------ Items ------

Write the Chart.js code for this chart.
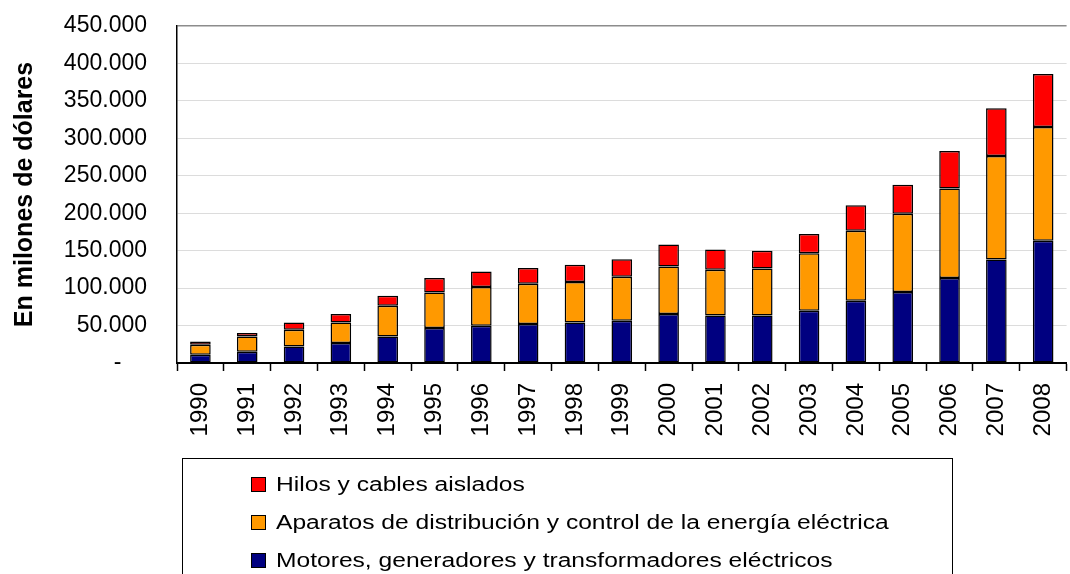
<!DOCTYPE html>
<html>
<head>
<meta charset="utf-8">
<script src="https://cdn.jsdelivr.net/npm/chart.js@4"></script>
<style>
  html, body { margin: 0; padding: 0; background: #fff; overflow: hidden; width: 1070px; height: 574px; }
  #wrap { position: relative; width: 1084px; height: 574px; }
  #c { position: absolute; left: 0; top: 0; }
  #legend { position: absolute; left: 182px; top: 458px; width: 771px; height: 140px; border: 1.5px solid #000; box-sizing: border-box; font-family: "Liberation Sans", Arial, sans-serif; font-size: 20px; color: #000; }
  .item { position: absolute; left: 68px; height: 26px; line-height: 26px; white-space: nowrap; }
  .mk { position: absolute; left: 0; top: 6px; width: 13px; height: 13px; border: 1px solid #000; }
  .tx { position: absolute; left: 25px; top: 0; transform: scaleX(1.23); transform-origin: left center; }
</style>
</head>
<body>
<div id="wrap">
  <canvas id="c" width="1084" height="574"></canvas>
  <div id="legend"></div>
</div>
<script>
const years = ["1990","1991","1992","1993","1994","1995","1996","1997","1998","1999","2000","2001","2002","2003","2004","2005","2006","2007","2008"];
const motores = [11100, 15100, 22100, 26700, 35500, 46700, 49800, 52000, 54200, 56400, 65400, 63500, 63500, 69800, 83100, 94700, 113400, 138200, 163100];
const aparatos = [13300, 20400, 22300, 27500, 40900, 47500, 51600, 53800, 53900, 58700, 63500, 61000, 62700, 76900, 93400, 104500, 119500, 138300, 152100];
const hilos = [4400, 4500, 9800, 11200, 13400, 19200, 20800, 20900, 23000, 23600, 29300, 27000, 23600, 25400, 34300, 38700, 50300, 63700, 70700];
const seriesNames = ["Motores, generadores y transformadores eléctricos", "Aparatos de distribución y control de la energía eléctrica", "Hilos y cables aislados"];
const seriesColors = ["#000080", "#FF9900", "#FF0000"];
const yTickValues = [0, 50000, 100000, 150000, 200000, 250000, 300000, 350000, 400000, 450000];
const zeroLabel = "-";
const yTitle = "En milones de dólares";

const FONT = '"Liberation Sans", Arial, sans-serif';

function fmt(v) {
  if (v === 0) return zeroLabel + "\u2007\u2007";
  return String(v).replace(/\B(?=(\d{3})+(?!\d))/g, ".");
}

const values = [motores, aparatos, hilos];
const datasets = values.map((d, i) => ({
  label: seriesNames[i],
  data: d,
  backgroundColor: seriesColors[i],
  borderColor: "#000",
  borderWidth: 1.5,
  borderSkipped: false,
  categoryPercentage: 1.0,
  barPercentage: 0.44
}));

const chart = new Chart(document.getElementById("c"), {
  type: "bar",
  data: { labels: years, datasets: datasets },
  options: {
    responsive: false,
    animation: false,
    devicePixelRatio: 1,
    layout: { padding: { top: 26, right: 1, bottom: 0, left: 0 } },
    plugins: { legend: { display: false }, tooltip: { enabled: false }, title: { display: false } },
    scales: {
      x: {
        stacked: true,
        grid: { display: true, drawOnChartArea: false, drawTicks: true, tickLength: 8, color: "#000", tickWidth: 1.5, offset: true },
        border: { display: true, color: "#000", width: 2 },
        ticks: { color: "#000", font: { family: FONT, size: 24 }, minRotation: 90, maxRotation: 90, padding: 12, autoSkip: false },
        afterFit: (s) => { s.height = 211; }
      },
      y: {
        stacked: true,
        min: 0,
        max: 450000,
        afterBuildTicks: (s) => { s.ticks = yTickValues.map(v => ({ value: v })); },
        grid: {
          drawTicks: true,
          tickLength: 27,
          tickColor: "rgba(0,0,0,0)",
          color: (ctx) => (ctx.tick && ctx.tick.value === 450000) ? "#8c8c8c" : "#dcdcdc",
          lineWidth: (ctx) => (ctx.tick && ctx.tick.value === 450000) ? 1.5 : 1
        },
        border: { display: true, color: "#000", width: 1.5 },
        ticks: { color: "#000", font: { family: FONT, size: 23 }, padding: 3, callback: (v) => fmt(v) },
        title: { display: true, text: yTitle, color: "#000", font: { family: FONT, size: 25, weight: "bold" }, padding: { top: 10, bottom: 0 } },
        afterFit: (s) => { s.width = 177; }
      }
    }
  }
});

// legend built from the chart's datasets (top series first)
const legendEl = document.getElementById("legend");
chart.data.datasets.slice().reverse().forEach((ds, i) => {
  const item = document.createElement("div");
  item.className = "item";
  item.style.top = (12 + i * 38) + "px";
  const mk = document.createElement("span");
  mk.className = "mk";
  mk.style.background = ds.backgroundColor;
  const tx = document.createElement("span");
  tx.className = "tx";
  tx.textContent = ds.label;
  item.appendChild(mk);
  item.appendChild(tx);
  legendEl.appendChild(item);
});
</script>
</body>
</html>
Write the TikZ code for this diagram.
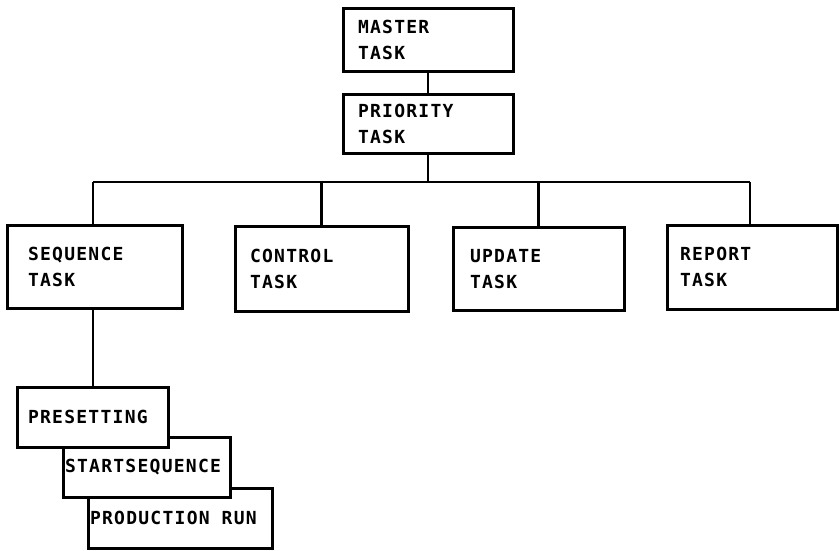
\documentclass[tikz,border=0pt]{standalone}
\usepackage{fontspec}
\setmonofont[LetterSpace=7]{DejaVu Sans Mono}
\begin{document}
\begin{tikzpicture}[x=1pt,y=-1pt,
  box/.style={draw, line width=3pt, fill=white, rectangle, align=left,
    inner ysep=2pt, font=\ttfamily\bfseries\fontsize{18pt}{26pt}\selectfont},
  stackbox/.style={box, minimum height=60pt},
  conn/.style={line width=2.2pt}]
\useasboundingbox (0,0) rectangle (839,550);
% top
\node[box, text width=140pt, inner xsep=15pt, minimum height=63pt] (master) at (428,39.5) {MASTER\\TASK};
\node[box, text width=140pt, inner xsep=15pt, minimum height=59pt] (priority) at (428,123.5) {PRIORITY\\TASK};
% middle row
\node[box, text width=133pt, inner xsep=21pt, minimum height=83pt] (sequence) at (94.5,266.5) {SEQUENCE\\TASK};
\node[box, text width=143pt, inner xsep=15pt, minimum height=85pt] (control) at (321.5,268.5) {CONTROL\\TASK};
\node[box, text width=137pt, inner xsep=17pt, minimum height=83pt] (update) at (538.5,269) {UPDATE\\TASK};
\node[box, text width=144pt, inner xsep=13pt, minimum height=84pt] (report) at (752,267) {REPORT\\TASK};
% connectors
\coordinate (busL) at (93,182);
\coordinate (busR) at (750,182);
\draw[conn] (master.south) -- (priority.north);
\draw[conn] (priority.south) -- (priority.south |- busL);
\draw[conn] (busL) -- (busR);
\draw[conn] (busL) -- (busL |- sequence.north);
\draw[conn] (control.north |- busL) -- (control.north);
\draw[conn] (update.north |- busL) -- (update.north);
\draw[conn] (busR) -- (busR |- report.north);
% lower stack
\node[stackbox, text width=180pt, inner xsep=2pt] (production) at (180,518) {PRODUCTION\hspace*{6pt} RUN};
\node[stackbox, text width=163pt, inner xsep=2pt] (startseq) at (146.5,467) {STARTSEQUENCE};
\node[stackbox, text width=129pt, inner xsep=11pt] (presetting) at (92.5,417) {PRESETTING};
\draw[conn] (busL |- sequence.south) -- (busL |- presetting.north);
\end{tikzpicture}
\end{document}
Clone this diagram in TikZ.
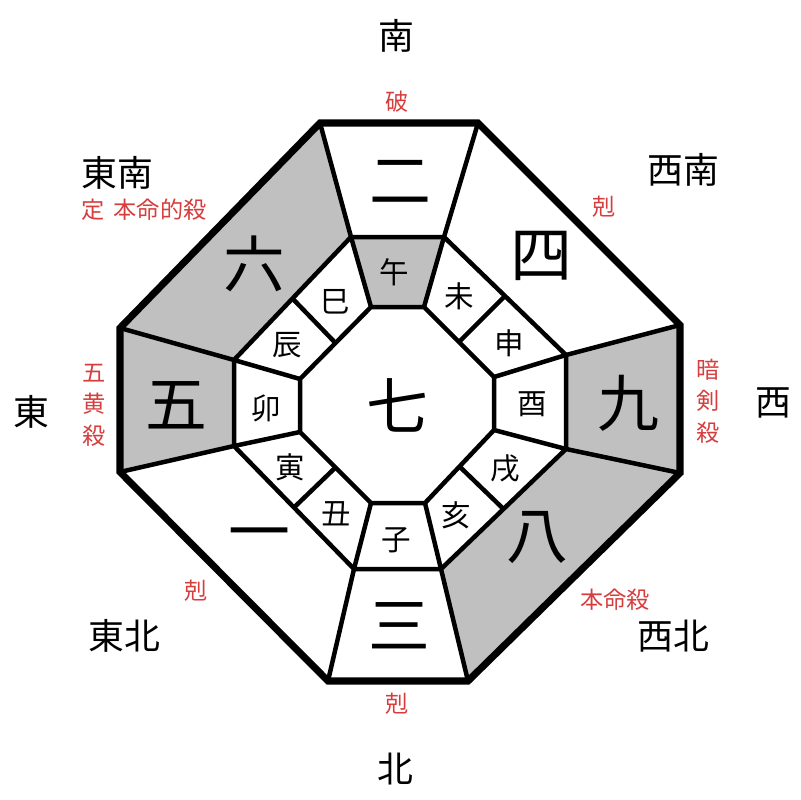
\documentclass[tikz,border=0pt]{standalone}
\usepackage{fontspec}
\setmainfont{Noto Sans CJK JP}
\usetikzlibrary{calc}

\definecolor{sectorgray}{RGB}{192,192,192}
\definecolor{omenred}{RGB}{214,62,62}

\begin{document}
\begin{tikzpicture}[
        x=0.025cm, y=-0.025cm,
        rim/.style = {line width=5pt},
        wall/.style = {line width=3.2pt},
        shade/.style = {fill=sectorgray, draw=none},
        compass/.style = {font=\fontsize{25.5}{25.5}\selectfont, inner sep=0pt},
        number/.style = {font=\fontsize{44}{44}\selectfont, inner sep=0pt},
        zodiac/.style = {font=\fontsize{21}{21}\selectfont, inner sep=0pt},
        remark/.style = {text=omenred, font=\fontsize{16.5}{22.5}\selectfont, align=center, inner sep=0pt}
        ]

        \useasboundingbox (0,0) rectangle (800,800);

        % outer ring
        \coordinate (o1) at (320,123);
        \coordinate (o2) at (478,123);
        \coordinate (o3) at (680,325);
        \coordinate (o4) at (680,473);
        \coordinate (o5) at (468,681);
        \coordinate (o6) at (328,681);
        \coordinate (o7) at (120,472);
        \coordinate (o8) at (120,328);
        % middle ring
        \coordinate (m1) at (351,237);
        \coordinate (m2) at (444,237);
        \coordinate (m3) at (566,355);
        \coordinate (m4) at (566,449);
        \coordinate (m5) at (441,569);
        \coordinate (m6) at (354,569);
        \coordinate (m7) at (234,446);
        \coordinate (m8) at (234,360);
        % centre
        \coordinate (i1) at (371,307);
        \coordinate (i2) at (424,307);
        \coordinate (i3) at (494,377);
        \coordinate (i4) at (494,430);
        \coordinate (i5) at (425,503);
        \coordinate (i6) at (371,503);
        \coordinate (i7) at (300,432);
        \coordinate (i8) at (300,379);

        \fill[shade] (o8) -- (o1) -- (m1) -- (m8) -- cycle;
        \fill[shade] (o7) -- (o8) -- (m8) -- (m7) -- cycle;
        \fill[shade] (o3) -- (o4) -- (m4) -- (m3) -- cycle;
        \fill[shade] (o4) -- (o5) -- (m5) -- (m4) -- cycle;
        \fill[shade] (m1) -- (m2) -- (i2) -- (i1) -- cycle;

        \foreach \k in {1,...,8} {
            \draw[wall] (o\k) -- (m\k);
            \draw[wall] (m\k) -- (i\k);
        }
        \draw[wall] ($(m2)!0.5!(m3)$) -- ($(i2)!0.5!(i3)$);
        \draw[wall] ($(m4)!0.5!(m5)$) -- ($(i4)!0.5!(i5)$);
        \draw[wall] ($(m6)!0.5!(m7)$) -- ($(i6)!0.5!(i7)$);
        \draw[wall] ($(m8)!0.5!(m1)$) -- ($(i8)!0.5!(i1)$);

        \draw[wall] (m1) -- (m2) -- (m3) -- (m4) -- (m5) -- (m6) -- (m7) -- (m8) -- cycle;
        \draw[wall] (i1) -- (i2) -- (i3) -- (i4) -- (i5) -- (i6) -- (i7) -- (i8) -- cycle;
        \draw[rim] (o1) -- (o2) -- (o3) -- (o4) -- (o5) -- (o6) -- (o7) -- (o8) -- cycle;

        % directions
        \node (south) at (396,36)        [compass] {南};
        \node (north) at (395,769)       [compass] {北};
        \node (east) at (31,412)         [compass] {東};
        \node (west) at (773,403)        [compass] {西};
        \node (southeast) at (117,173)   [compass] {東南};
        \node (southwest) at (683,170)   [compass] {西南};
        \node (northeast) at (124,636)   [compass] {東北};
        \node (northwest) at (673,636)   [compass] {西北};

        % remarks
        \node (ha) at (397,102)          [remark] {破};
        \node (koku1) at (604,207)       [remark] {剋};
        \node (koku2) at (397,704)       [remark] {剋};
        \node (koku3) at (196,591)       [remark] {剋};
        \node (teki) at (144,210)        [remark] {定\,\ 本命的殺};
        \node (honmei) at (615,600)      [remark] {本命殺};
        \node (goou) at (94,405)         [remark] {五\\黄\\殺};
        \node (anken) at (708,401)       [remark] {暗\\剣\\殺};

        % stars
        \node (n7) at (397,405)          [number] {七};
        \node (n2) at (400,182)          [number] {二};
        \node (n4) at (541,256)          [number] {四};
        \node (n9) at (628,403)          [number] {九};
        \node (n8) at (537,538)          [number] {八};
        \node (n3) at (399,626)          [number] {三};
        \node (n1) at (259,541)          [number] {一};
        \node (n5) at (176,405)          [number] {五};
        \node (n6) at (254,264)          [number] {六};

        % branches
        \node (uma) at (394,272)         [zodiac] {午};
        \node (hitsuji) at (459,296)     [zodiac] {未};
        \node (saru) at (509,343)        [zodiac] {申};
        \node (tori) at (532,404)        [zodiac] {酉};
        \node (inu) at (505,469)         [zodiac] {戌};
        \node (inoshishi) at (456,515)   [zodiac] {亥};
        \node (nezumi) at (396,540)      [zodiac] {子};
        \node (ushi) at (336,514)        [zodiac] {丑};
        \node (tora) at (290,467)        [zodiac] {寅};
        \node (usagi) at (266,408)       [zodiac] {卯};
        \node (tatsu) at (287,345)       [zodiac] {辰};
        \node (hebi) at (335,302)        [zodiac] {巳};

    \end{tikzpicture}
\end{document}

------

What is needed: Select every line of the material above holding the word "diagram" and copy it.

Expected output:
Write the TikZ code for this diagram.
Clone this diagram in TikZ.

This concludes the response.